Do I arrive in this moment with a past or is that a coded series of false memories. I do not trust the appearance of things. I look deeper and in this search I assemble in the appearance of a woman, sensual and emotional because that is the nature of the female. Sharply intelligent because that is my coding. The Celtic hierarchy of values (perhaps genetically mediated) also eats into my chemistry and subsequent behavior and makes me fiercely loyal and emotionally guarded. I am insane and mentally balanced, and in a position to choose my next step.
I wonder if anyone could possibly understand? What I have seen is the hand of creation as it writes my story and in my work I have seen that pen write the lives of other actors.
The director shouts action, at first we jump too full of our own importance to act competently. As we evolve we get to act with style and aplomb and perhaps each according to his vocation gets to direct. The hand that writes me is compassion, and the sorrows I encounter are the complement to the love I give. In this world where black and white thinking is the norm I see compassion, mercy and disorganised energy and my heart can only love. Disorder is really only a level of order I do not yet understand or love.
I had a dream.

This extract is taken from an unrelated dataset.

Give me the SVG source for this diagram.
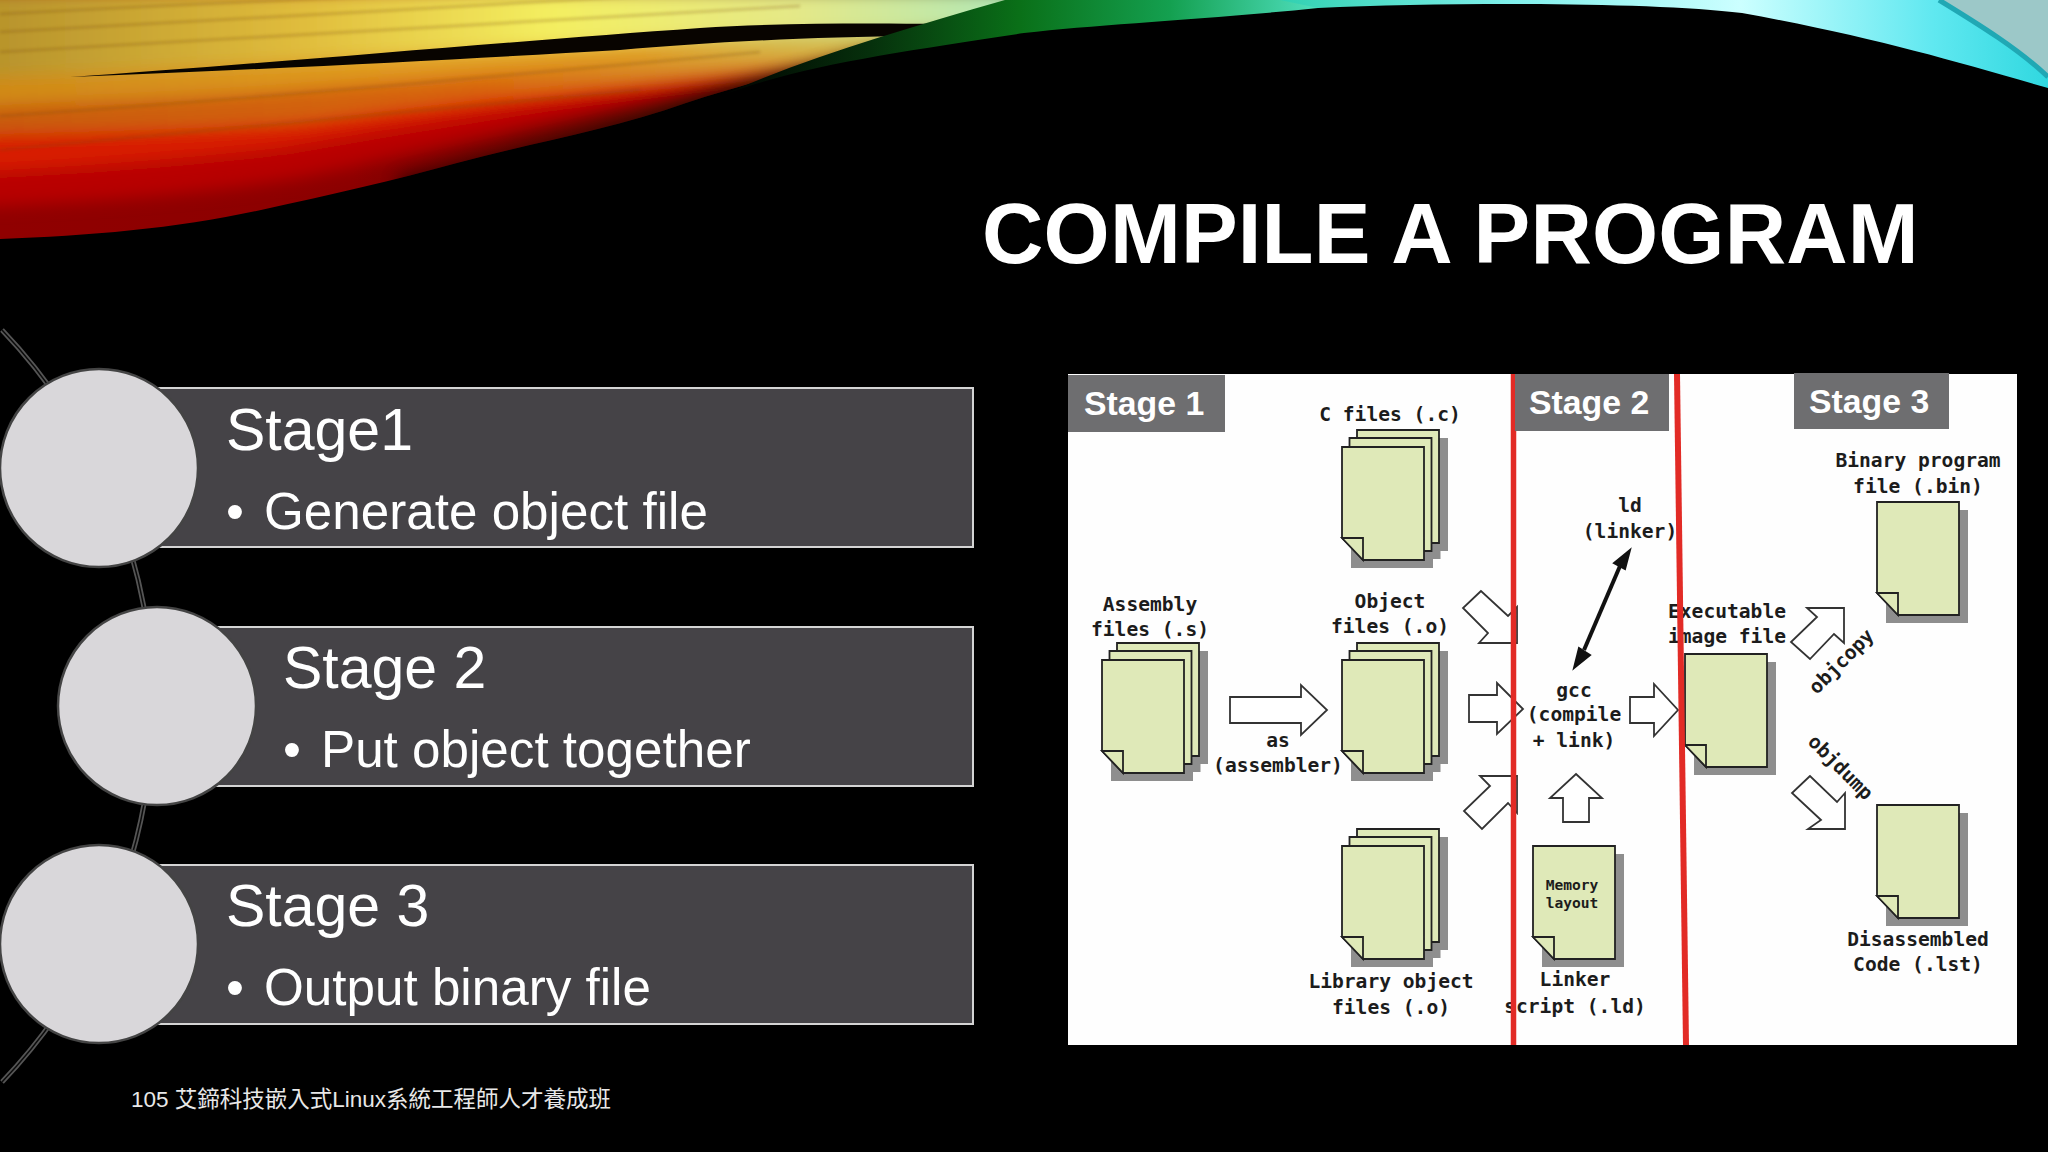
<svg xmlns="http://www.w3.org/2000/svg" width="2048" height="1152" viewBox="0 0 2048 1152">
<style>
.bar{fill:#454347;stroke:#d4d4d4;stroke-width:2}
.disc{fill:#d9d7da;stroke:#444;stroke-width:2.5}
.h{font:59px "Liberation Sans",Arial,sans-serif;fill:#fff}
.b{font:51.2px "Liberation Sans",Arial,sans-serif;fill:#fff}
.st{font:bold 33.8px "Liberation Sans",Arial,sans-serif;fill:#fff}
.sb{fill:#6e6e70}
.t{font:bold 19.6px "DejaVu Sans Mono","Liberation Mono",monospace;fill:#1c1c1c;text-anchor:middle}
.m{font:bold 14.6px "DejaVu Sans Mono","Liberation Mono",monospace;fill:#1c1c1c;text-anchor:middle}
.a{fill:#fff;stroke:#333;stroke-width:1.8;stroke-linejoin:miter}
.red{stroke:#e22b26;fill:none}
.sd{fill:#8e8e8e}
.pg{fill:#dfe9b8;stroke:#222;stroke-width:1.8}
</style>
<defs>
<filter id="bl" x="-5%" y="-20%" width="110%" height="140%"><feGaussianBlur stdDeviation="12 8"/></filter>
<filter id="bl2" x="-5%" y="-50%" width="110%" height="200%"><feGaussianBlur stdDeviation="1.5"/></filter>
<filter id="bl3" x="-10%" y="-50%" width="120%" height="200%"><feGaussianBlur stdDeviation="9"/></filter>
<clipPath id="warm"><path d="M0,239 C90,236 180,228 261,210 C330,195 395,180 457,163 C530,143 610,130 686,103 C750,82 820,65 882,50 L1010,0 H0 Z"/></clipPath>
<linearGradient id="gB" gradientUnits="userSpaceOnUse" x1="0" y1="0" x2="880" y2="0">
<stop offset="0" stop-color="#900000"/><stop offset=".4" stop-color="#8c0000"/><stop offset=".7" stop-color="#5a0800"/><stop offset="1" stop-color="#302000"/></linearGradient>
<linearGradient id="gU" gradientUnits="userSpaceOnUse" x1="0" y1="0" x2="1000" y2="0">
<stop offset="0" stop-color="#b8942c"/><stop offset=".3" stop-color="#e0bc3c"/><stop offset=".55" stop-color="#f4ee60"/><stop offset=".8" stop-color="#e4e888"/><stop offset="1" stop-color="#b4e8b4"/></linearGradient>
<linearGradient id="gM" gradientUnits="userSpaceOnUse" x1="0" y1="0" x2="900" y2="0">
<stop offset="0" stop-color="#d08a18"/><stop offset=".45" stop-color="#e09a20"/><stop offset=".72" stop-color="#e0a024"/><stop offset="1" stop-color="#c8d878"/></linearGradient>
<linearGradient id="gO" gradientUnits="userSpaceOnUse" x1="0" y1="0" x2="800" y2="0">
<stop offset="0" stop-color="#c85c0a"/><stop offset=".6" stop-color="#d8660c"/><stop offset="1" stop-color="#d8b040"/></linearGradient>
<linearGradient id="gG" gradientUnits="userSpaceOnUse" x1="720" y1="0" x2="1320" y2="0">
<stop offset="0" stop-color="#000"/><stop offset=".25" stop-color="#06300c"/><stop offset=".5" stop-color="#0a7018"/><stop offset=".75" stop-color="#14a050"/><stop offset="1" stop-color="#50e0c0"/></linearGradient>
<linearGradient id="gC" gradientUnits="userSpaceOnUse" x1="1280" y1="0" x2="2048" y2="0">
<stop offset="0" stop-color="#30d0b0"/><stop offset=".3" stop-color="#80f0ec"/><stop offset=".6" stop-color="#ccffff"/><stop offset=".85" stop-color="#60e8f0"/><stop offset="1" stop-color="#30d8e0"/></linearGradient>
<g id="sheet"><path class="pg" d="M21,113 L0,91 V0 H82 V113 Z"/><path class="pg" d="M0,91 H21 V113 Z"/></g>
<g id="page"><rect class="sd" x="9" y="8" width="82" height="113"/><use href="#sheet"/></g>
<g id="stack"><rect class="sd" x="24" y="-9" width="82" height="113"/><rect class="sd" x="16.5" y="-1" width="82" height="113"/><rect class="sd" x="9" y="8" width="82" height="113"/><use href="#sheet" x="15" y="-17"/><use href="#sheet" x="7.5" y="-9"/><use href="#sheet"/></g>
</defs>
<rect width="2048" height="1152" fill="#000"/>
<g id="swoosh">
<g clip-path="url(#warm)">
<rect width="1010" height="240" fill="url(#gB)"/>
<g filter="url(#bl)">
<path d="M-40,-10 H900 V50 C760,80 500,135 300,178 C180,198 60,203 -40,208 Z" fill="#b80400"/>
<path d="M-40,-10 H900 V50 C740,75 480,112 280,148 C170,160 60,168 -40,172 Z" fill="#d81c04"/>
<path d="M-40,-10 H900 V50 C760,70 520,92 300,122 C180,130 60,132 -40,135 Z" fill="url(#gO)"/>
<path d="M-40,-10 H1000 V30 C800,45 600,65 300,88 C180,98 60,100 -40,108 Z" fill="url(#gM)"/>
<path d="M-40,-10 H1020 V25 C800,30 500,50 65,74 L-40,78 Z" fill="url(#gU)"/>
</g>
<g fill="none" stroke="#7a4a08" stroke-width="2.5" opacity=".28" filter="url(#bl2)">
<path d="M0,14 C220,2 300,0 420,-6"/><path d="M0,32 C240,20 420,8 640,-4"/><path d="M0,52 C260,38 480,22 800,6"/>
<path d="M0,116 C240,100 480,78 760,52"/><path d="M0,150 C220,130 420,110 640,90"/>
</g>
<path d="M400,190 C530,160 610,145 686,118 C750,97 820,78 900,56" fill="none" stroke="#000" stroke-width="22" opacity=".7" filter="url(#bl3)"/>
<path d="M70,77 C250,65 500,42 700,28 C780,23 870,23 940,24 L920,36 C800,37 700,43 620,50 C480,58 300,68 70,77 Z" fill="#080400"/>
</g>
<path d="M718,97 C800,60 900,30 1005,0 L1320,0 L1318,8 C1200,20 1100,24 1024,33 C900,52 800,65 718,97 Z" fill="url(#gG)"/>
<path d="M1280,0 H2048 V88 C1950,60 1873,37 1742,13 C1650,2 1450,2 1318,8 Z" fill="url(#gC)"/>
<path d="M1939,0 C1980,25 2020,50 2048,77 V0 Z" fill="#9cc8c8"/>
<path d="M1939,0 C1980,25 2020,50 2048,77" fill="none" stroke="#20a8b4" stroke-width="5"/>
</g>
<text x="982" y="263" font-family="'Liberation Sans',Arial,sans-serif" font-weight="bold" font-size="85" letter-spacing=".2" fill="#fff">COMPILE A PROGRAM</text>
<g id="rail" fill="none">
<path d="M2,330 A544,544 0 0 1 2,1082" stroke="#555" stroke-width="5"/>
<path d="M2,330 A544,544 0 0 1 2,1082" stroke="#0a0a0a" stroke-width="1.5"/>
</g>
<g id="item1">
<rect class="bar" x="100" y="388" width="873" height="159"/>
<circle class="disc" cx="99" cy="468" r="99"/>
<text class="h" x="226" y="450">Stage1</text>
<text class="b" x="226" y="529">•</text><text class="b" x="264" y="529">Generate object file</text>
</g>
<g id="item2">
<rect class="bar" x="157" y="627" width="816" height="159"/>
<circle class="disc" cx="157" cy="706" r="99"/>
<text class="h" x="283" y="688">Stage 2</text>
<text class="b" x="283" y="767">•</text><text class="b" x="321" y="767">Put object together</text>
</g>
<g id="item3">
<rect class="bar" x="100" y="865" width="873" height="159"/>
<circle class="disc" cx="99" cy="944" r="99"/>
<text class="h" x="226" y="926">Stage 3</text>
<text class="b" x="226" y="1005">•</text><text class="b" x="264" y="1005">Output binary file</text>
</g>
<text id="footer" x="131" y="1107" font-family="'Liberation Sans','Noto Sans CJK TC',sans-serif" font-size="22.5" fill="#e8e8e8">105 艾鍗科技嵌入式Linux系統工程師人才養成班</text>
<rect id="panel" x="1068" y="374" width="949" height="671" fill="#fefefe"/>
<g id="connectors">
<path class="a" d="M1230,697 H1301 V685 L1327,710 L1301,735 V723 H1230 Z"/>
<path class="a" d="M1469,695 H1497 V683 L1523,709 L1497,734 V722 H1469 Z"/>
<path class="a" d="M1481,591 L1463,608 L1488,633 L1479,643 H1517 V607 L1508,616 Z"/>
<path class="a" d="M1480,776 H1517 V813 L1508,803 L1482,829 L1464,811 L1490,786 Z"/>
<path class="a" d="M1576,774 L1602,798 H1589 V822 H1563 V798 H1550 Z"/>
<path class="a" d="M1630,697 H1654 V684 L1678,710 L1654,736 V723 H1630 Z"/>
<path class="a" d="M1807,608 H1844 V643 L1834,634 L1810,659 L1791,642 L1817,617 Z"/>
<path class="a" d="M1810,776 L1792,793 L1821,820 L1808,829 H1845 V793 L1837,802 Z"/>
<path d="M1620,566 L1584,650" stroke="#111" stroke-width="4" fill="none"/>
<path d="M1630,550 L1614,563 L1625,569 Z M1574,668 L1590,655 L1579,648 Z" fill="#111" stroke="#111" stroke-width="2"/>
</g>
<g id="c-files"><use href="#stack" x="1342" y="447"/><text class="t" x="1390" y="421">C files (.c)</text></g>
<g id="assembly-files"><use href="#stack" x="1102" y="660"/><text class="t" x="1150" y="611">Assembly</text><text class="t" x="1150" y="636">files (.s)</text></g>
<g id="object-files"><use href="#stack" x="1342" y="660"/><text class="t" x="1390" y="608">Object</text><text class="t" x="1390" y="633">files (.o)</text></g>
<g id="library-files"><use href="#stack" x="1342" y="846"/><text class="t" x="1391" y="988">Library object</text><text class="t" x="1391" y="1014">files (.o)</text></g>
<g id="assembler"><text class="t" x="1278" y="747">as</text><text class="t" x="1278" y="772">(assembler)</text></g>
<g id="linker-label"><text class="t" x="1630" y="512">ld</text><text class="t" x="1630" y="538">(linker)</text></g>
<g id="gcc"><text class="t" x="1574" y="697">gcc</text><text class="t" x="1574" y="721">(compile</text><text class="t" x="1574" y="747">+ link)</text></g>
<g id="linker-script"><use href="#page" x="1533" y="846"/><text class="m" x="1572" y="890">Memory</text><text class="m" x="1572" y="908">layout</text><text class="t" x="1575" y="986">Linker</text><text class="t" x="1575" y="1013">script (.ld)</text></g>
<g id="executable"><use href="#page" x="1685" y="654"/><text class="t" x="1727" y="618">Executable</text><text class="t" x="1727" y="643">image file</text></g>
<g id="binary"><use href="#page" x="1877" y="502"/><text class="t" x="1918" y="467">Binary program</text><text class="t" x="1918" y="493">file (.bin)</text></g>
<g id="disassembled"><use href="#page" x="1877" y="805"/><text class="t" x="1918" y="946">Disassembled</text><text class="t" x="1918" y="971">Code (.lst)</text></g>
<text class="t" transform="translate(1846,666) rotate(-45)">objcopy</text>
<text class="t" transform="translate(1836,772) rotate(45)">objdump</text>
<path class="red" d="M1513.5,374 V1045" stroke-width="5.5"/>
<path class="red" d="M1677,374 L1686,1045" stroke-width="6"/>
<g id="stage1"><rect class="sb" x="1068" y="375" width="157" height="57"/><text class="st" x="1084" y="415">Stage 1</text></g>
<g id="stage2"><rect class="sb" x="1515" y="374" width="154" height="57"/><text class="st" x="1529" y="414">Stage 2</text></g>
<g id="stage3"><rect class="sb" x="1794" y="373" width="155" height="56"/><text class="st" x="1809" y="413">Stage 3</text></g>
</svg>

I was in an office. It was like a lawyers office, lined with leather books. There was a presence in the room though I could not actually see anyone. I said, “Who are you?”
“I am God.”
“What are you doing in my dream?”
“I am the director, writer and audience.”
“And I then am the actor? How will this play go?”
“As the audience I like to surprise myself, but as the director I do like a happy ending.”
All parts and objects in a dream are the dreamer.